═══ Given information
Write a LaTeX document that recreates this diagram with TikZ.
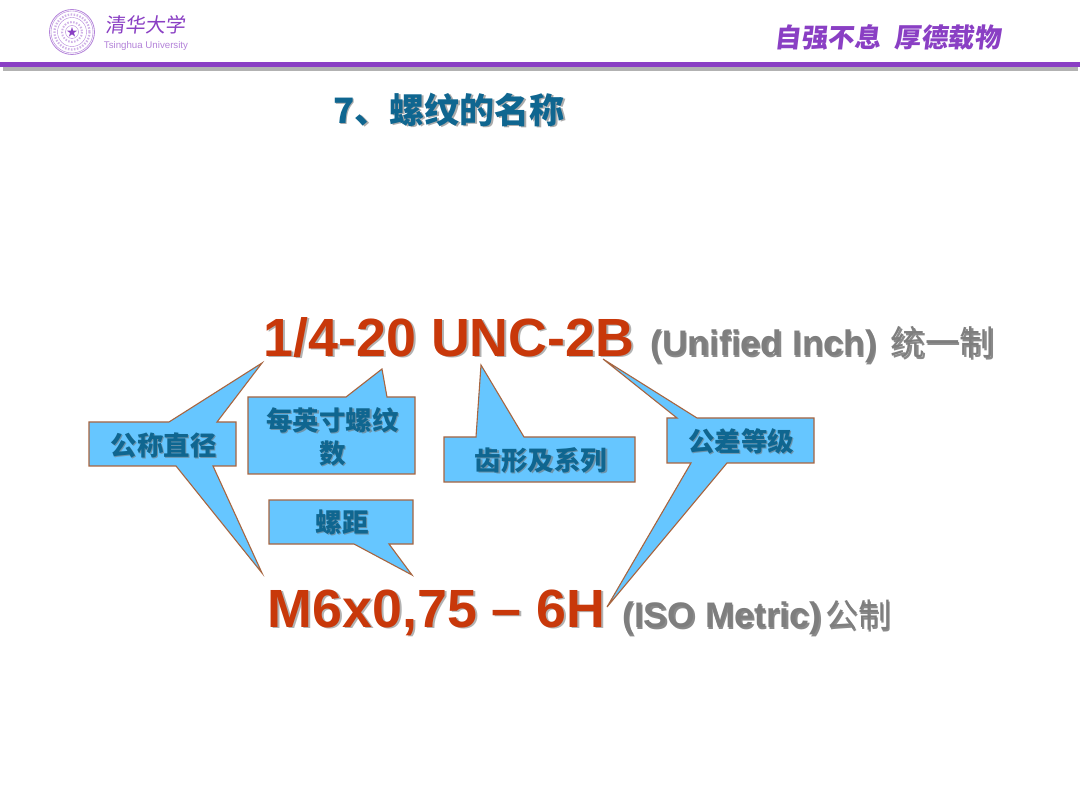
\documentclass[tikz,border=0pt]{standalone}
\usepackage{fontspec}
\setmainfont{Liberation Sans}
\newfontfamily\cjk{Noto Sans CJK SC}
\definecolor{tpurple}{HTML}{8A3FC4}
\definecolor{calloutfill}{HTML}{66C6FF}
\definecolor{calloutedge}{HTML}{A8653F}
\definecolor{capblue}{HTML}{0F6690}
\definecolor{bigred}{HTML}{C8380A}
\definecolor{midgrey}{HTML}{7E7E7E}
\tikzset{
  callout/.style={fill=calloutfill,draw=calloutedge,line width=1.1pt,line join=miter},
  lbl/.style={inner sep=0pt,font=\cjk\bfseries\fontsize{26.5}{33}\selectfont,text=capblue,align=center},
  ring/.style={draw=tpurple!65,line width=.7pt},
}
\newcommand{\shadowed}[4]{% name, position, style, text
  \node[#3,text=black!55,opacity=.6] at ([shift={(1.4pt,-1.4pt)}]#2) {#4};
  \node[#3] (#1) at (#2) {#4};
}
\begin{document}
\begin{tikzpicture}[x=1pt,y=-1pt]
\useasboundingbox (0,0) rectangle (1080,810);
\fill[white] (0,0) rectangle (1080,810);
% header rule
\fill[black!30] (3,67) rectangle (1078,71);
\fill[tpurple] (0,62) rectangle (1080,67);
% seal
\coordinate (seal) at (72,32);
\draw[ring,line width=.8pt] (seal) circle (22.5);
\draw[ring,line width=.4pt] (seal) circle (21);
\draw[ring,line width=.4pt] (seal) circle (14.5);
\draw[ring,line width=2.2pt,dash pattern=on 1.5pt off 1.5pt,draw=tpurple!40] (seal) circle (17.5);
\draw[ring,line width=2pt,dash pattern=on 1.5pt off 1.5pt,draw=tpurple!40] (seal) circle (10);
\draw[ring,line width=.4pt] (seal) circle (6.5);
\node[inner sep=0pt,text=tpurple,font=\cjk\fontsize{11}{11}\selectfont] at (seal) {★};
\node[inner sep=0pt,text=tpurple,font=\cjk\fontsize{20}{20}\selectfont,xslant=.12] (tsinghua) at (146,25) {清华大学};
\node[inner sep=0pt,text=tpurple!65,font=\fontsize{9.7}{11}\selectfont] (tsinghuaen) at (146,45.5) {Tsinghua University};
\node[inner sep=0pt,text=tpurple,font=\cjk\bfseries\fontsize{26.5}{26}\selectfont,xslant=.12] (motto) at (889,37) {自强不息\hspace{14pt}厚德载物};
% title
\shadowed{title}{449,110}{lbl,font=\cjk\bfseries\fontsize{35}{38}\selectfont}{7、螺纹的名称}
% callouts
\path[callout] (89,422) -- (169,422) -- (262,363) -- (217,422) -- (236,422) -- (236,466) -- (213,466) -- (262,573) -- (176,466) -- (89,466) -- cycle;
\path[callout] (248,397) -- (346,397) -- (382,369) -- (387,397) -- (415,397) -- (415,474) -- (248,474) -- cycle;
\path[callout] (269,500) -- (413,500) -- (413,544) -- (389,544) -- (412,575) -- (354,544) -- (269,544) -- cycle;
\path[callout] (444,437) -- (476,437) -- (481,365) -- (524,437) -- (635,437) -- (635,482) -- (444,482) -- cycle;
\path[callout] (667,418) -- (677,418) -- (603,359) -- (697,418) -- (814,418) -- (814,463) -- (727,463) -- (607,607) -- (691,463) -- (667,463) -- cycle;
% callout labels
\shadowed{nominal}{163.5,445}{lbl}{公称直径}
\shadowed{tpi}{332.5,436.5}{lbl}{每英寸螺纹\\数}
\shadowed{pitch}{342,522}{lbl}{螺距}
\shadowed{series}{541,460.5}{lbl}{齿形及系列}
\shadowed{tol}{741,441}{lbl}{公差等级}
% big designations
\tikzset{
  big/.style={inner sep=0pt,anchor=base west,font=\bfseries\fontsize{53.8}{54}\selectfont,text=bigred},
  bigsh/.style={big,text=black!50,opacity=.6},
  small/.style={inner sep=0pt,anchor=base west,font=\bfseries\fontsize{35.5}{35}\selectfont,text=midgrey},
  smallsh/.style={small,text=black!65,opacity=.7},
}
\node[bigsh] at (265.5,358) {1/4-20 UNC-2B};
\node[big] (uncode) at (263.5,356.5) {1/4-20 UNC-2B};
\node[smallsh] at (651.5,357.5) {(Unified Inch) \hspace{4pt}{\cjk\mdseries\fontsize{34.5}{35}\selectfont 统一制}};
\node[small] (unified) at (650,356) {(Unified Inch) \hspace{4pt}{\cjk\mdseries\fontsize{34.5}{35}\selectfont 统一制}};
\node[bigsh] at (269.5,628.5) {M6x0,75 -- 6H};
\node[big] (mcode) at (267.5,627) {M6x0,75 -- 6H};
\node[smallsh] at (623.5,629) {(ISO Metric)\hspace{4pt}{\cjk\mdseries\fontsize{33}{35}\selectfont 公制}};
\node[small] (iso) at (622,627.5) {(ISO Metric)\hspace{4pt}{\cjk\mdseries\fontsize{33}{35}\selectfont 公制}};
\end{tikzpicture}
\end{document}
══════
:: Aim ::
Quote the material in full and exactly; do not carry over its pictures.

:: Worked answer ::
Write a LaTeX document that recreates this diagram with TikZ.
\documentclass[tikz,border=0pt]{standalone}
\usepackage{fontspec}
\setmainfont{Liberation Sans}
\newfontfamily\cjk{Noto Sans CJK SC}
\definecolor{tpurple}{HTML}{8A3FC4}
\definecolor{calloutfill}{HTML}{66C6FF}
\definecolor{calloutedge}{HTML}{A8653F}
\definecolor{capblue}{HTML}{0F6690}
\definecolor{bigred}{HTML}{C8380A}
\definecolor{midgrey}{HTML}{7E7E7E}
\tikzset{
  callout/.style={fill=calloutfill,draw=calloutedge,line width=1.1pt,line join=miter},
  lbl/.style={inner sep=0pt,font=\cjk\bfseries\fontsize{26.5}{33}\selectfont,text=capblue,align=center},
  ring/.style={draw=tpurple!65,line width=.7pt},
}
\newcommand{\shadowed}[4]{% name, position, style, text
  \node[#3,text=black!55,opacity=.6] at ([shift={(1.4pt,-1.4pt)}]#2) {#4};
  \node[#3] (#1) at (#2) {#4};
}
\begin{document}
\begin{tikzpicture}[x=1pt,y=-1pt]
\useasboundingbox (0,0) rectangle (1080,810);
\fill[white] (0,0) rectangle (1080,810);
% header rule
\fill[black!30] (3,67) rectangle (1078,71);
\fill[tpurple] (0,62) rectangle (1080,67);
% seal
\coordinate (seal) at (72,32);
\draw[ring,line width=.8pt] (seal) circle (22.5);
\draw[ring,line width=.4pt] (seal) circle (21);
\draw[ring,line width=.4pt] (seal) circle (14.5);
\draw[ring,line width=2.2pt,dash pattern=on 1.5pt off 1.5pt,draw=tpurple!40] (seal) circle (17.5);
\draw[ring,line width=2pt,dash pattern=on 1.5pt off 1.5pt,draw=tpurple!40] (seal) circle (10);
\draw[ring,line width=.4pt] (seal) circle (6.5);
\node[inner sep=0pt,text=tpurple,font=\cjk\fontsize{11}{11}\selectfont] at (seal) {★};
\node[inner sep=0pt,text=tpurple,font=\cjk\fontsize{20}{20}\selectfont,xslant=.12] (tsinghua) at (146,25) {清华大学};
\node[inner sep=0pt,text=tpurple!65,font=\fontsize{9.7}{11}\selectfont] (tsinghuaen) at (146,45.5) {Tsinghua University};
\node[inner sep=0pt,text=tpurple,font=\cjk\bfseries\fontsize{26.5}{26}\selectfont,xslant=.12] (motto) at (889,37) {自强不息\hspace{14pt}厚德载物};
% title
\shadowed{title}{449,110}{lbl,font=\cjk\bfseries\fontsize{35}{38}\selectfont}{7、螺纹的名称}
% callouts
\path[callout] (89,422) -- (169,422) -- (262,363) -- (217,422) -- (236,422) -- (236,466) -- (213,466) -- (262,573) -- (176,466) -- (89,466) -- cycle;
\path[callout] (248,397) -- (346,397) -- (382,369) -- (387,397) -- (415,397) -- (415,474) -- (248,474) -- cycle;
\path[callout] (269,500) -- (413,500) -- (413,544) -- (389,544) -- (412,575) -- (354,544) -- (269,544) -- cycle;
\path[callout] (444,437) -- (476,437) -- (481,365) -- (524,437) -- (635,437) -- (635,482) -- (444,482) -- cycle;
\path[callout] (667,418) -- (677,418) -- (603,359) -- (697,418) -- (814,418) -- (814,463) -- (727,463) -- (607,607) -- (691,463) -- (667,463) -- cycle;
% callout labels
\shadowed{nominal}{163.5,445}{lbl}{公称直径}
\shadowed{tpi}{332.5,436.5}{lbl}{每英寸螺纹\\数}
\shadowed{pitch}{342,522}{lbl}{螺距}
\shadowed{series}{541,460.5}{lbl}{齿形及系列}
\shadowed{tol}{741,441}{lbl}{公差等级}
% big designations
\tikzset{
  big/.style={inner sep=0pt,anchor=base west,font=\bfseries\fontsize{53.8}{54}\selectfont,text=bigred},
  bigsh/.style={big,text=black!50,opacity=.6},
  small/.style={inner sep=0pt,anchor=base west,font=\bfseries\fontsize{35.5}{35}\selectfont,text=midgrey},
  smallsh/.style={small,text=black!65,opacity=.7},
}
\node[bigsh] at (265.5,358) {1/4-20 UNC-2B};
\node[big] (uncode) at (263.5,356.5) {1/4-20 UNC-2B};
\node[smallsh] at (651.5,357.5) {(Unified Inch) \hspace{4pt}{\cjk\mdseries\fontsize{34.5}{35}\selectfont 统一制}};
\node[small] (unified) at (650,356) {(Unified Inch) \hspace{4pt}{\cjk\mdseries\fontsize{34.5}{35}\selectfont 统一制}};
\node[bigsh] at (269.5,628.5) {M6x0,75 -- 6H};
\node[big] (mcode) at (267.5,627) {M6x0,75 -- 6H};
\node[smallsh] at (623.5,629) {(ISO Metric)\hspace{4pt}{\cjk\mdseries\fontsize{33}{35}\selectfont 公制}};
\node[small] (iso) at (622,627.5) {(ISO Metric)\hspace{4pt}{\cjk\mdseries\fontsize{33}{35}\selectfont 公制}};
\end{tikzpicture}
\end{document}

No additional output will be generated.